# Daughter loving cylcing!



## Joolz1975 (23 Aug 2013)

Hi first post so hello!!!

We have recently taken up cycling, me and my husband both have Specialized mountain bikes and we got my 8 year old a bike for her birthday!

First cylcling trip to Sherwood Pines did not go well she started with a tummy bug part way round!

Second trip was better a couple of laps around Rother valley country park and she did really well!

Last weekend we went out with a couple of friends and cycled 12 miles along Trans Penine Trail and she loved it!!! was still eager to do more when we were all tired out!

So now she is planning where we are going on bank holiday monday and has wrote us a list of equipment she thinks she may need!!

I can see this hobby becoming expensive but im really pleased she is takign to it so well!


----------



## ianrauk (23 Aug 2013)

HI Joolz, and welcome to Cycle Chat.

Who ever said cycling is cheap? 
Sounds like with the list you better have deep pockets 

Great that you are having family day's out on bikes. Sounds such great fun. Try not to push her too hard to get on the bike though. Some days she will just not want to and it's best to not make a meal of it as children can easily start resenting it and not want to ride at all.

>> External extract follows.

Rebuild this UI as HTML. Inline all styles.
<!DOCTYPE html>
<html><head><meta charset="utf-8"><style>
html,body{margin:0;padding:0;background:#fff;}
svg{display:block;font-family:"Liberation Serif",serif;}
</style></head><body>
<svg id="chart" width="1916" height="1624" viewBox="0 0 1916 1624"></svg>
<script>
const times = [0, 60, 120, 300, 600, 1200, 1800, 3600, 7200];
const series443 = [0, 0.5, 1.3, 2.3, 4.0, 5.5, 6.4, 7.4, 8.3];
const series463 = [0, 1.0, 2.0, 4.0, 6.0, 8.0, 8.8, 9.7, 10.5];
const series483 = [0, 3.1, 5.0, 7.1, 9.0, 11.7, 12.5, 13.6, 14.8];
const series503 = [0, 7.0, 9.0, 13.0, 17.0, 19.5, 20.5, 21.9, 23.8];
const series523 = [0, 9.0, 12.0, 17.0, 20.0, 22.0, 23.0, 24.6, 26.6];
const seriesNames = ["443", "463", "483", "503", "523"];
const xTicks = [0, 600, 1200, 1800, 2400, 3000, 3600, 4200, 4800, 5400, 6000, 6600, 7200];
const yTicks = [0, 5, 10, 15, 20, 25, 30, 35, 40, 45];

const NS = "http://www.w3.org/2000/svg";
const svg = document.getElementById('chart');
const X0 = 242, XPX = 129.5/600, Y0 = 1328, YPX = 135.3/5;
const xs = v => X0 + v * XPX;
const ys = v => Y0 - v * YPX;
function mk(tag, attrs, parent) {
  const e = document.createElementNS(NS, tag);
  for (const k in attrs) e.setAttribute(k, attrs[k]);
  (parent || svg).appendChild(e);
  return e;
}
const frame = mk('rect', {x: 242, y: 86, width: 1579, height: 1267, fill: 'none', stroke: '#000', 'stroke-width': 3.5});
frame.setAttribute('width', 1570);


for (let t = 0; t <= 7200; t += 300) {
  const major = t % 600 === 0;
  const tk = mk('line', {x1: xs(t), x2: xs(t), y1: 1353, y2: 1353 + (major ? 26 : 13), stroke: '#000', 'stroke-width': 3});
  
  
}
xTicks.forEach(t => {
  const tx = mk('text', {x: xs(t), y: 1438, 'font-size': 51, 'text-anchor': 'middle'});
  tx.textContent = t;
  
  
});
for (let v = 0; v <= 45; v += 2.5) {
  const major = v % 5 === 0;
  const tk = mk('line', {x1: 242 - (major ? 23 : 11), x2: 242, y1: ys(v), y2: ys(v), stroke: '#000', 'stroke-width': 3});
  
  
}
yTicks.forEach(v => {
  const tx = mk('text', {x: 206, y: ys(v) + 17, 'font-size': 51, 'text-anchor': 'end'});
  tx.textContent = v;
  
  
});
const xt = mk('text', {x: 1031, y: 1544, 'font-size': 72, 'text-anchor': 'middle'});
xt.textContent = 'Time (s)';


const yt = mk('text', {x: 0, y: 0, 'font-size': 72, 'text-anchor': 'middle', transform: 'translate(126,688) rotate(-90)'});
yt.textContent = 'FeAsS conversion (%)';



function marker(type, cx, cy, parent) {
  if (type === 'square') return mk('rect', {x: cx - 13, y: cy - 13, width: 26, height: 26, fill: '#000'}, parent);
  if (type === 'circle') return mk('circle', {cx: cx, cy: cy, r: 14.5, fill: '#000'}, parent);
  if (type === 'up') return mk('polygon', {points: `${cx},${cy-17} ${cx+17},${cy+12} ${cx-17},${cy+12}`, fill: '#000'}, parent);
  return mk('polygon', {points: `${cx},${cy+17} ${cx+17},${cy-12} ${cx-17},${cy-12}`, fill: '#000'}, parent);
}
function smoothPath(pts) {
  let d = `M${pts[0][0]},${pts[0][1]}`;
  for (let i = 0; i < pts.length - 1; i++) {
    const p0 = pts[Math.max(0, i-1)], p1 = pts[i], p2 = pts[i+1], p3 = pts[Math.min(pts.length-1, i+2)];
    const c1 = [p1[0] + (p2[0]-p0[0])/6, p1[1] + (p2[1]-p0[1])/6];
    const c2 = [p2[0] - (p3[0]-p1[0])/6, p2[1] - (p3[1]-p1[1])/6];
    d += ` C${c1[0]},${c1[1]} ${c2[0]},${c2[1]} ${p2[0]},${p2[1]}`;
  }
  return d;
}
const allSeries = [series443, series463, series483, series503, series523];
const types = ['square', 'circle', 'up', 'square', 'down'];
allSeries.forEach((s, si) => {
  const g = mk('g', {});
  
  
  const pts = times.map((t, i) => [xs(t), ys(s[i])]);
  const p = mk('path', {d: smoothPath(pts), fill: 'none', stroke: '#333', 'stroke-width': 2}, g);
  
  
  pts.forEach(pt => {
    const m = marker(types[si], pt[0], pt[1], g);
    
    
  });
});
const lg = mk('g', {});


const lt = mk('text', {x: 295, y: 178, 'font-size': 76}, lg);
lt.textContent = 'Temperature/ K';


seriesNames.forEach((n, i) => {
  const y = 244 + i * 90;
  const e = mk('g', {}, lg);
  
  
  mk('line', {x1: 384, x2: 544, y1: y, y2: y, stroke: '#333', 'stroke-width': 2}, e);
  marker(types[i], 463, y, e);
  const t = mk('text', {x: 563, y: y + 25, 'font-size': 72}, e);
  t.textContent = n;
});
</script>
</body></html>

Check out *THIS* thread for a lot of other forumites kids on their bikes.


----------



## Archeress (23 Aug 2013)

Oh dear, sounds like your daughter has already caught the n+1 fever.

Hugs
Archeress x


----------



## Joolz1975 (23 Aug 2013)

She has decided she wants a bike computer so she can see how many miles she has done!! she really surprised me as i expected her to do a couple of miles and then want to go back! she actually seemed less tired the further we went and completly beat us all at the end lol!

She is very sporty anyway so i knew she would enjoy it once she got going! her new bike is much bigger than she is used to so i think she just needs her confidence building up!

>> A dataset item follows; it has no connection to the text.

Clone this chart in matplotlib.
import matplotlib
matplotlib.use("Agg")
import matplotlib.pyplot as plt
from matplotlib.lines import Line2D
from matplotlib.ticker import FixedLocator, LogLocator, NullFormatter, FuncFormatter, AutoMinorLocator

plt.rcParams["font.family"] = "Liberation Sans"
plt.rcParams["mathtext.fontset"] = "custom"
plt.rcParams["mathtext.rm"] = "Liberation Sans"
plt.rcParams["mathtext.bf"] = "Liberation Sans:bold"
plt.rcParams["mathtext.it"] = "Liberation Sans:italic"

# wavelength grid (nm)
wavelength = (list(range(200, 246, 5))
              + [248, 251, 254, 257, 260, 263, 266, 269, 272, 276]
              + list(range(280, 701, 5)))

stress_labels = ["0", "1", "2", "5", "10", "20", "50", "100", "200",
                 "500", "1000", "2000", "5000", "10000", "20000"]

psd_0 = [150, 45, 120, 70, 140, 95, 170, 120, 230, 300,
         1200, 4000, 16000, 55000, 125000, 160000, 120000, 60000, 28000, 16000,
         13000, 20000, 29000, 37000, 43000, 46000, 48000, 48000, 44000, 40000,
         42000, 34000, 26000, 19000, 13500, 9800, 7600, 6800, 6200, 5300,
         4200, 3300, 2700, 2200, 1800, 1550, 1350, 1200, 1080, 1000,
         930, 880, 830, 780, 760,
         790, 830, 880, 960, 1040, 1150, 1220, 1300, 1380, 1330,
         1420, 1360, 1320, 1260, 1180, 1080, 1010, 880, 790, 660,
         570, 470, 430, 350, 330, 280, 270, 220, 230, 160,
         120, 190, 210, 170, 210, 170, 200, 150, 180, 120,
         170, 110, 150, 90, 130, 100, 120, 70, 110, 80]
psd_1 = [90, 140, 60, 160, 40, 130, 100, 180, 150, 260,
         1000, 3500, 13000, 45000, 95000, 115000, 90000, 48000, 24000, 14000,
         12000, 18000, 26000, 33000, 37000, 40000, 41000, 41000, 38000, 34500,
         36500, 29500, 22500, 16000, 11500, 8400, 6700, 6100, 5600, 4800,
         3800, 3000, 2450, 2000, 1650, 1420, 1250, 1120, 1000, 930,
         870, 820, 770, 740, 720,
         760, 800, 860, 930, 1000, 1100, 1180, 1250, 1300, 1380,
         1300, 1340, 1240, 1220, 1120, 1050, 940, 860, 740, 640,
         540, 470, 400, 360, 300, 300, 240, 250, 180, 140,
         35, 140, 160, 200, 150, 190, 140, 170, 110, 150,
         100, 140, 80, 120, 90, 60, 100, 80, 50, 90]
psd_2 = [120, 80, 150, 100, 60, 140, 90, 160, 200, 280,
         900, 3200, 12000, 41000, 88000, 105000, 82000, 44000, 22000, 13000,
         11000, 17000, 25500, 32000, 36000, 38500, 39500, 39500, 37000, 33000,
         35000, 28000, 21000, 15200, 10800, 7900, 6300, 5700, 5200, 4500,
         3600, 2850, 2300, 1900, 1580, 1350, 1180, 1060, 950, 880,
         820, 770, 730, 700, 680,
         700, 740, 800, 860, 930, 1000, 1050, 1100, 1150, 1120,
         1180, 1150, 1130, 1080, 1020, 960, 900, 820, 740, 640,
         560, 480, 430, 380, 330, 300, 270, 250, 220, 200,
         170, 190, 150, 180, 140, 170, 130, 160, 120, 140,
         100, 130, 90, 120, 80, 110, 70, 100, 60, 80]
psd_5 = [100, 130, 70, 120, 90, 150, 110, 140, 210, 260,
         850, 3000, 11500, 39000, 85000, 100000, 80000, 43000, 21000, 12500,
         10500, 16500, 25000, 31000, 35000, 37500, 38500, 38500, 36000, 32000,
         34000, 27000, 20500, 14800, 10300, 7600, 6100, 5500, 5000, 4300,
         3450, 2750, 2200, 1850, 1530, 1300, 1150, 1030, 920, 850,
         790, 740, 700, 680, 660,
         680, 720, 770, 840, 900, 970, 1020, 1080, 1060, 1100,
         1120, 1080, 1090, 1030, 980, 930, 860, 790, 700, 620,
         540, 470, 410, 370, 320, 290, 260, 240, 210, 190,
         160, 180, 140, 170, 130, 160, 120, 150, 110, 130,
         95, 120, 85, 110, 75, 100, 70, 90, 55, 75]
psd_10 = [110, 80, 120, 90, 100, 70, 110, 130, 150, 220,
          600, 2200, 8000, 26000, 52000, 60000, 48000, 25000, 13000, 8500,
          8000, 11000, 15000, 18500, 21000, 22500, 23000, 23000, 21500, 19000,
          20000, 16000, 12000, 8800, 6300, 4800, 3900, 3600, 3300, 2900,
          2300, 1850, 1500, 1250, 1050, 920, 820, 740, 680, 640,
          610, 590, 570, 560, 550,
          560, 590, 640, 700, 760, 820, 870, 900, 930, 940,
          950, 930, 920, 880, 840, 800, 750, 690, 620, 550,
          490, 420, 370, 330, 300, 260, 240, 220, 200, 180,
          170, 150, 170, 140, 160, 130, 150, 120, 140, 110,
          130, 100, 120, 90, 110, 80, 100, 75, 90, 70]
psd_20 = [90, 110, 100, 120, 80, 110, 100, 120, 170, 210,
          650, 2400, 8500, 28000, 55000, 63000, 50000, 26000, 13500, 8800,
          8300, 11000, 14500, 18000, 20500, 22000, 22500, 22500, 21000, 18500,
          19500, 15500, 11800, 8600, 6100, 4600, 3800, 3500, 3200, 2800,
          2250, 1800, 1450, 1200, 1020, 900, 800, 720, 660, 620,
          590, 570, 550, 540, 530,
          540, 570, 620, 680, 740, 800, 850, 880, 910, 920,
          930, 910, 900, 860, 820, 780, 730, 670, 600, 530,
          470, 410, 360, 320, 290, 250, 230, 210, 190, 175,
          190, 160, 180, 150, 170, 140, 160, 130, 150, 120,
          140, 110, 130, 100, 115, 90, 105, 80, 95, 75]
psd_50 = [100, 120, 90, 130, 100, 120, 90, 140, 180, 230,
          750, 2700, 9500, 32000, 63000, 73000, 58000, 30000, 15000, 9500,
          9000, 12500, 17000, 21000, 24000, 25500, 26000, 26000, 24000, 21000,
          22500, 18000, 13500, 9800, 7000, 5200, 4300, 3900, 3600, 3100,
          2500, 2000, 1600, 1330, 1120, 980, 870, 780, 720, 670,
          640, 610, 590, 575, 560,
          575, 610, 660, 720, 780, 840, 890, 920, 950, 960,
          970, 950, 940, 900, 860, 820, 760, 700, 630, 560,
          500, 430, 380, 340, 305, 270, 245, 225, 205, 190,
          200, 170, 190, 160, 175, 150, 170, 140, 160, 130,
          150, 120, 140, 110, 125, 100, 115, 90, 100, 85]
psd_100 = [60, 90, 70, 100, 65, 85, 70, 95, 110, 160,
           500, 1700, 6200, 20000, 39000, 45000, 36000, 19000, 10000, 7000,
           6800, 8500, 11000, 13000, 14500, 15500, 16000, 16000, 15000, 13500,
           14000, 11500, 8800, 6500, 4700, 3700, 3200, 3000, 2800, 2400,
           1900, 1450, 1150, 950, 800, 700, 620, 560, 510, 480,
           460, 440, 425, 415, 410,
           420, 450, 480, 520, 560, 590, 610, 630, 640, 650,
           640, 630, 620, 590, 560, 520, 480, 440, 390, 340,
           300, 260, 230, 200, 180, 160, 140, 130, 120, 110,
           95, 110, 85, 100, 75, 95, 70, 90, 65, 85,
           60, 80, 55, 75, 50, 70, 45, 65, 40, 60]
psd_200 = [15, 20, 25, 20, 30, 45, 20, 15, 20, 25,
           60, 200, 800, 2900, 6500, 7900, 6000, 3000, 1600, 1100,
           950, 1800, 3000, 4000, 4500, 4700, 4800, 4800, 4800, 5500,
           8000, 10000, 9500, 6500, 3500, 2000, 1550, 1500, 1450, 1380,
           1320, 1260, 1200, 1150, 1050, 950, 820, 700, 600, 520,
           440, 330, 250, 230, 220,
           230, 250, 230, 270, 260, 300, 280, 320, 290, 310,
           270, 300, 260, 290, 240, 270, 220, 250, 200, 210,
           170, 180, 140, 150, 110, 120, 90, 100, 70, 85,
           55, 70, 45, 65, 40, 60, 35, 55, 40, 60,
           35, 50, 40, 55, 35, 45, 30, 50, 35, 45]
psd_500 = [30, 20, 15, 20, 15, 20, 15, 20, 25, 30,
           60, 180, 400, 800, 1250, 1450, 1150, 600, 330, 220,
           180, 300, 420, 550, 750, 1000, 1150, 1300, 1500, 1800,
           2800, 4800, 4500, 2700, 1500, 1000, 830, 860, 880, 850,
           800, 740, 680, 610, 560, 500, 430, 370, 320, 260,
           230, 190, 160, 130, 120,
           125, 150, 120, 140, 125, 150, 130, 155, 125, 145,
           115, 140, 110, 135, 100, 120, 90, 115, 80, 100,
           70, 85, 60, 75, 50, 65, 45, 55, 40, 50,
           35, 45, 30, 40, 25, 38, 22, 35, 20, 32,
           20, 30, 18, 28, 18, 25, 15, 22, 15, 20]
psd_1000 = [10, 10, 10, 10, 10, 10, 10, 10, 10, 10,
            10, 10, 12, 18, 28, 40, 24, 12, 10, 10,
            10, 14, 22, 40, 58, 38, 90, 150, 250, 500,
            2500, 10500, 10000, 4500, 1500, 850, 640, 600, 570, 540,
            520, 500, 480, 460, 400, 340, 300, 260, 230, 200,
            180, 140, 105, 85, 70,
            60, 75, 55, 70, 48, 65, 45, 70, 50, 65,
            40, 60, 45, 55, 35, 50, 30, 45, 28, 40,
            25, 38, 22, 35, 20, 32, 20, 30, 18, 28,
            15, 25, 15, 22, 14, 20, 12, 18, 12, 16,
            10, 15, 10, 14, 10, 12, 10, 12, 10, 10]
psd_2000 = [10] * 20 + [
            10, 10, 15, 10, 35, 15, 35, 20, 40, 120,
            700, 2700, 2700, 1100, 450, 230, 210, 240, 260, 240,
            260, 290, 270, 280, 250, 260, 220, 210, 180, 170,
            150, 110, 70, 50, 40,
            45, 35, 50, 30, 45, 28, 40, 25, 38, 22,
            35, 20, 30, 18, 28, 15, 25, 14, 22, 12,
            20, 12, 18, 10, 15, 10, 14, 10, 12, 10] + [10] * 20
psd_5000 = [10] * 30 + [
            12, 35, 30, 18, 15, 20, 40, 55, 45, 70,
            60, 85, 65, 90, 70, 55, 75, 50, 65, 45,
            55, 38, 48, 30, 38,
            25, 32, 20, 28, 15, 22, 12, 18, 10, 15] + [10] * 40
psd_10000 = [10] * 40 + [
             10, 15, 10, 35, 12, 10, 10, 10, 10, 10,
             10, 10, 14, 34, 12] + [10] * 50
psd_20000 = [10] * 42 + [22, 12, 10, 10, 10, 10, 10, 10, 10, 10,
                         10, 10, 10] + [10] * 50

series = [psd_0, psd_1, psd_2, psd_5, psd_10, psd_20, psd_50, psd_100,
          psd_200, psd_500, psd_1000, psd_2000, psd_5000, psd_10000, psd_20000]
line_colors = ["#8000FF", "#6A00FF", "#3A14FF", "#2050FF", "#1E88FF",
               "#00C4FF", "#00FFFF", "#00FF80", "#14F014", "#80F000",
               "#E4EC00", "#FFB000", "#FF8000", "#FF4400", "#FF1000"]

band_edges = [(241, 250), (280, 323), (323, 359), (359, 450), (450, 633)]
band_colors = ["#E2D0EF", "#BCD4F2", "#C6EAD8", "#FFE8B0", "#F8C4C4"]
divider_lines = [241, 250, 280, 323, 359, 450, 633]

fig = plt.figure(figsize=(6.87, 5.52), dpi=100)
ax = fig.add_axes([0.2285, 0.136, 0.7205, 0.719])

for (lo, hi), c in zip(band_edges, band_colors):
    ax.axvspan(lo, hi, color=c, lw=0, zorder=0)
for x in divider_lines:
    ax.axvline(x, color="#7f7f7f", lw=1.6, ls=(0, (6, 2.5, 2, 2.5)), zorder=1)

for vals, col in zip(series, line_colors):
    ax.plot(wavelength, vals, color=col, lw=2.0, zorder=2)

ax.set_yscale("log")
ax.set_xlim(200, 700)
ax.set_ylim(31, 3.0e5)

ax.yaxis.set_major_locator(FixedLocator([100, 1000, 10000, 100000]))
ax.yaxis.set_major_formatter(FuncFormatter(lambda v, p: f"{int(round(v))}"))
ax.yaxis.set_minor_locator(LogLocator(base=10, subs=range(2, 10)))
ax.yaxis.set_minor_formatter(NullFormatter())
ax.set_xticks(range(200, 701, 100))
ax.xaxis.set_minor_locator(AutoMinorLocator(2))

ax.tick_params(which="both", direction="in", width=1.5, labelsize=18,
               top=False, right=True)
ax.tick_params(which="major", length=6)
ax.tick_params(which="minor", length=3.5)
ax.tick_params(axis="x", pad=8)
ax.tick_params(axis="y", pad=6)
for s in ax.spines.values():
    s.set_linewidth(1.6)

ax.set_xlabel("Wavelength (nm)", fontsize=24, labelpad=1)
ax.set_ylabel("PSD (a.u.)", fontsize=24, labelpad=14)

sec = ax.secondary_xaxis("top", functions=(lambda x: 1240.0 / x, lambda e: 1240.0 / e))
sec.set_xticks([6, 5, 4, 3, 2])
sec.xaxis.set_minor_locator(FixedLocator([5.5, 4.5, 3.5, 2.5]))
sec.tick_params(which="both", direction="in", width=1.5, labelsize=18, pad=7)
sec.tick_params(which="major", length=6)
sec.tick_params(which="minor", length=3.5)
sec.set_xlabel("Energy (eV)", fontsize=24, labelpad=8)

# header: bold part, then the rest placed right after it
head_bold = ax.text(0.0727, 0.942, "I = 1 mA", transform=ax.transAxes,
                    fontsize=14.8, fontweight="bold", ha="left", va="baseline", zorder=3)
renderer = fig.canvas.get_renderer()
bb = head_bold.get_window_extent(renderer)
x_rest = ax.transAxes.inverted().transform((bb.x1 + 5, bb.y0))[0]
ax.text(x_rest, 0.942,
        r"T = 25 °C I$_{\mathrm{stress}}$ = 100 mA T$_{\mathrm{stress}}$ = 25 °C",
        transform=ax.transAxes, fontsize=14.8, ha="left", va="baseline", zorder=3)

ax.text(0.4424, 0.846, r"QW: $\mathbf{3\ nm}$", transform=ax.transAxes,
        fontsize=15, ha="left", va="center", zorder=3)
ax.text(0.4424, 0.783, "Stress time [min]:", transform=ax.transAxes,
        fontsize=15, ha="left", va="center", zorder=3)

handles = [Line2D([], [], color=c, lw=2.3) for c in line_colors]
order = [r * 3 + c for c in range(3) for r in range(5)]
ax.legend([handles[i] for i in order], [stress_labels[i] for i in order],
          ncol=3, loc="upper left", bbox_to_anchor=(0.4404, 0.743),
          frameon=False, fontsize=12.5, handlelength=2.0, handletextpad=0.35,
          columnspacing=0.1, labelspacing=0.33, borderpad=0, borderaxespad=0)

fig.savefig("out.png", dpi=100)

We are going to North wales on holiday in October and really want to take the bikes so we want to get her happy with everything for then!

Ive not been on mine for a bout 4 years so i need the practice as well!


----------



## Nigelnaturist (1 Sep 2013)

Joolz1975 said:


> She has decided she wants a *bike computer* so she can see how many miles she has done!! she really surprised me as i expected her to do a couple of miles and then want to go back! she actually seemed less tired the further we went and completly beat us all at the end lol!


This is almost as bad as cycling, don't ever let her know about strava.


----------